Therapiekosten verfünffacht

Anschließend kam man in Basel jedoch nicht umhin, den Preis des Medikaments etwas „anzupassen“ – was besonders die Niederländer zu spüren bekamen. Statt der 16.000 Euro pro Therapie soll nun bereits eine Infusion 23.000 Euro kosten. Begründung: das Unternehmen stelle das Präparat unter weitaus strengeren Produktionsbedingungen her und könne es auch viel mehr Zentren in Europa und den USA anbieten. „Der Preis von Lutathera wurde gründlich überdacht und basiert auf dem Nutzen, den die Behandlung den Patienten, dem Gesundheitssystem und der Gesellschaft insgesamt bringt“, heißt es fast heroisch in einem Novartis-Statement an FiercePharma.

Apropos Präparat-Produktion. Weltweit gibt es nur eine einzige Firma (IDB Holland), die für die Nuklearmedizin-geeignetes Lutetium herstellt. 2016 hatte AAA die gesamte IDB-Gruppe für rund 30 Millionen Euro gekauft. Nach der AAA-Übernahme sind praktischer­weise nun auch Teile der Rohstoff-Quellen für das Radiopharmakon fest in den Händen von Novartis. Der Bedarf (und damit der Preis?) wird wohl demnächst ansteigen, wenn ein weiteres Lutetium-haltiges Präparat (Lutetium-PSMA bei Prostata-Krebs) auf den Markt kommt. Dieses und die dazugehörige Firma Endocyte haben sich die Schweizer erst im Oktober für weitere 1,9 Milliarden Euro zugelegt. IDB hat jedoch laut Nederlands Tijdschrift voor Geneeskunde zumindest den holländischen Krankenhaus-Apotheken, die das Präparat auch weiterhin produzieren dürfen, versprochen, den bisherigen Preis beizubehalten. Vorerst.
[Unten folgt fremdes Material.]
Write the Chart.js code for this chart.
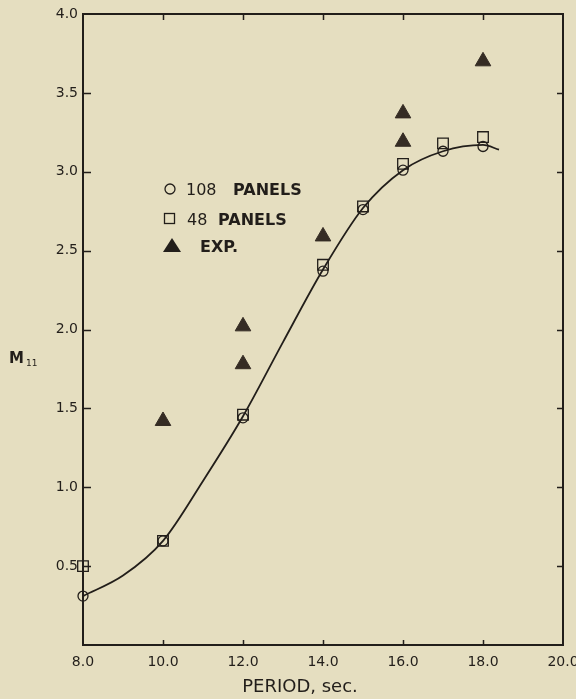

In Basel versteht man die Aufregung und Empörung der Niederländer nicht so ganz. Der Preis sei gerechtfertigt. Die Weltgesund­heitsorganisation sieht das möglicherweise anders. In einem aktuellen Bericht des Generaldirektors über die Preisbildung von insbesondere Krebsmedikamenten heißt es: „Pharmazeutische Unternehmen setzen Preise aufgrund ihrer kommerziellen Ziele fest, mit einem Fokus darauf, den maximalen Wert herauszuziehen, den ein Käufer bereit ist, für ein Medikament zu zahlen. Diese Art der Preisgestaltung führt oft dazu, dass Krebsmedikamente unbezahlbar werden und somit der volle Nutzen der Medikamente nicht ausgeschöpft werden kann.“ Im schlimmsten Fall wären somit auch die Zuckerli der EU verschwendet.